KRB5_REALM_CANT_RESOLVE errors ?
Ken Raeburn
raeburn at MIT.EDU
Fri Mar 29 15:19:36 EST 2002
Christopher Burke <craznar at hotmail.com> writes:
> raeburn at mit.edu (Ken Raeburn) wrote in news:tx1g02kc98p.fsf at mit.edu:
> > If you've got developer time to invest into this, you could look at
> > the snapshots available from MIT where I've eliminated some of the
> > uses of gethostbyname in favor of getaddrinfo, which is supposed to be
> > thread-safe. (Though I'll note that the NetBSD 1.5 implementation, at
> > least, is not.) Whatever other unsafe routines might be in use in the
> > krb5 library we can also look at working around. Note that some folks
> > at IBM are also working on the thread safety issue on a somewhat
> > larger scale.
>
> I don't get to do ANY rewrites on the main application as it is a commercial
> app (iPlanet Directory server).... all I get to do is write a plugin (.so)

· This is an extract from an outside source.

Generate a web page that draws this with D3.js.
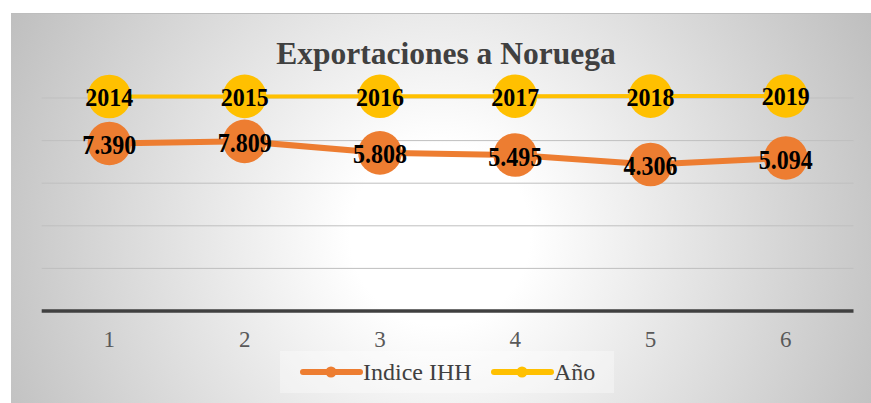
<!DOCTYPE html>
<html>
<head>
<meta charset="utf-8">
<script src="https://cdn.jsdelivr.net/npm/d3@7/dist/d3.min.js"></script>
<style>
  html, body { margin: 0; padding: 0; background: #ffffff; }
  svg { display: block; }
</style>
</head>
<body>
<div id="chart"></div>
<script>
// ---- Data ----
const categories = [1, 2, 3, 4, 5, 6];
const ihhValues = [7390, 7809, 5808, 5495, 4306, 5094];
const ihhLabels = ["7.390", "7.809", "5.808", "5.495", "4.306", "5.094"];
const yearValues = [2014, 2015, 2016, 2017, 2018, 2019];
const yearTicks = [0, 400, 800, 1200, 1600, 2000];
const seriesNames = ["Indice IHH", "Año"];
const title = "Exportaciones a Noruega";

// ---- Layout ----
const W = 871, H = 403;
const chartBox = { x: 11, y: 13, w: W - 11, h: H - 13 };
const plot = { left: 41.7, right: 853.5, bottom: 311 };
const ORANGE = "#ED7D31", YELLOW = "#FFC000";
const serif = "'Liberation Serif', 'Times New Roman', serif";

const svg = d3.select("#chart").append("svg")
  .attr("width", W).attr("height", H);

const defs = svg.append("defs");
const grad = defs.append("radialGradient")
  .attr("id", "bg").attr("gradientUnits", "userSpaceOnUse")
  .attr("cx", 440).attr("cy", 235).attr("r", 500);
grad.append("stop").attr("offset", 0).attr("stop-color", "#ffffff");
grad.append("stop").attr("offset", 0.18).attr("stop-color", "#ffffff");
grad.append("stop").attr("offset", 1).attr("stop-color", "#bcbcbc");

svg.append("rect")
  .attr("x", chartBox.x).attr("y", chartBox.y)
  .attr("width", chartBox.w).attr("height", chartBox.h)
  .attr("fill", "url(#bg)");
svg.append("line")
  .attr("x1", chartBox.x).attr("x2", W)
  .attr("y1", chartBox.y + 0.5).attr("y2", chartBox.y + 0.5)
  .attr("stroke", "#bdbdbd").attr("stroke-width", 1);

// ---- Scales ----
const x = d3.scaleBand().domain(categories).range([plot.left, plot.right]);
const xc = d => x(d) + x.bandwidth() / 2;
const yYear = d3.scaleLinear().domain([0, 2000]).range([plot.bottom, 98]);
const yIHH = d3.scaleLog().domain([100, 100000]).range([plot.bottom, plot.bottom - 3 * 89.65]);

// ---- Gridlines ----
svg.append("g").selectAll("line")
  .data(yearTicks.filter(t => t > 0))
  .join("line")
  .attr("x1", plot.left).attr("x2", plot.right)
  .attr("y1", d => yYear(d)).attr("y2", d => yYear(d))
  .attr("stroke", "#bfbfbf").attr("stroke-width", 1);

// ---- X axis ----
const xAxis = d3.axisBottom(x).tickSize(0).tickPadding(0);
const gx = svg.append("g").attr("transform", `translate(0,${plot.bottom})`).call(xAxis);
gx.select(".domain").remove();
gx.selectAll("text")
  .attr("dy", null).attr("y", 36)
  .attr("font-family", serif).attr("font-size", 23)
  .attr("fill", "#595959");
svg.append("line")
  .attr("x1", plot.left).attr("x2", plot.right)
  .attr("y1", plot.bottom).attr("y2", plot.bottom)
  .attr("stroke", "#404040").attr("stroke-width", 3.5);

// ---- Title ----
svg.append("text")
  .attr("x", 446).attr("y", 63.5)
  .attr("text-anchor", "middle")
  .attr("font-family", serif).attr("font-weight", "bold")
  .attr("font-size", 31.5).attr("fill", "#404040")
  .text(title);

// ---- Series ----
const yearData = categories.map((c, i) => ({ c, v: yearValues[i], label: String(yearValues[i]) }));
const ihhData = categories.map((c, i) => ({ c, v: ihhValues[i], label: ihhLabels[i] }));

function drawSeries(data, yScale, color, width) {
  const line = d3.line().x(d => xc(d.c)).y(d => yScale(d.v));
  svg.append("path").datum(data)
    .attr("d", line).attr("fill", "none")
    .attr("stroke", color).attr("stroke-width", width)
    .attr("stroke-linejoin", "round");
  svg.append("g").selectAll("circle").data(data).join("circle")
    .attr("cx", d => xc(d.c)).attr("cy", d => yScale(d.v))
    .attr("r", 21.8).attr("fill", color);
}
drawSeries(yearData, yYear, YELLOW, 4);
drawSeries(ihhData, yIHH, ORANGE, 6);

// ---- Labels ----
svg.append("g").selectAll("text").data(yearData).join("text")
  .attr("transform", d => `translate(${xc(d.c)},${yYear(d.v) + 1}) scale(1,1.06)`)
  .attr("y", 8)
  .attr("text-anchor", "middle")
  .attr("font-family", serif).attr("font-weight", "bold")
  .attr("font-size", 24).attr("fill", "#000")
  .text(d => d.label);
svg.append("g").selectAll("text").data(ihhData).join("text")
  .attr("transform", d => `translate(${xc(d.c)},${yIHH(d.v) + 1.2}) scale(1,1.18)`)
  .attr("y", 8)
  .attr("text-anchor", "middle")
  .attr("font-family", serif).attr("font-weight", "bold")
  .attr("font-size", 24).attr("fill", "#000")
  .text(d => d.label);

// ---- Legend ----
const legend = svg.append("g");
legend.append("rect")
  .attr("x", 280).attr("y", 351).attr("width", 334).attr("height", 42)
  .attr("fill", "#ffffff").attr("fill-opacity", 0.35);
const legendItems = [
  { name: seriesNames[0], color: ORANGE, x0: 303, tx: 363 },
  { name: seriesNames[1], color: YELLOW, x0: 494, tx: 554 }
];
legendItems.forEach(it => {
  legend.append("line")
    .attr("x1", it.x0).attr("x2", it.x0 + 57)
    .attr("y1", 372).attr("y2", 372)
    .attr("stroke", it.color).attr("stroke-width", 6)
    .attr("stroke-linecap", "round");
  legend.append("circle")
    .attr("cx", it.x0 + 28).attr("cy", 372).attr("r", 5.5)
    .attr("fill", it.color);
  legend.append("text")
    .attr("x", it.tx).attr("y", 380)
    .attr("font-family", serif).attr("font-size", 24)
    .attr("fill", "#404040")
    .text(it.name);
});
</script>
</body>
</html>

> which the main application loads and runs.
Sure. I meant development time to help us make the krb5 library more
thread-safe. (Still working on the assumption that that's the source
of the problems.)
Otherwise, your best bet may be to fork off one or more slave
processes you can pass name/password strings to and get back
success/failure indications. If you can keep it localized within the
Kerberos parts of the plugin, you should be able to switch back to the
one-process form without too much pain later on when the thread safety
issues have been dealt with. I think you indicated that you were
doing this earlier:
> Don't know for sure yet... but that latency between calls seems to be the
> issue - but only on this 1 call at a time application. The multi threaded
> apps that fork out multiple kerberos 5 auths work fine.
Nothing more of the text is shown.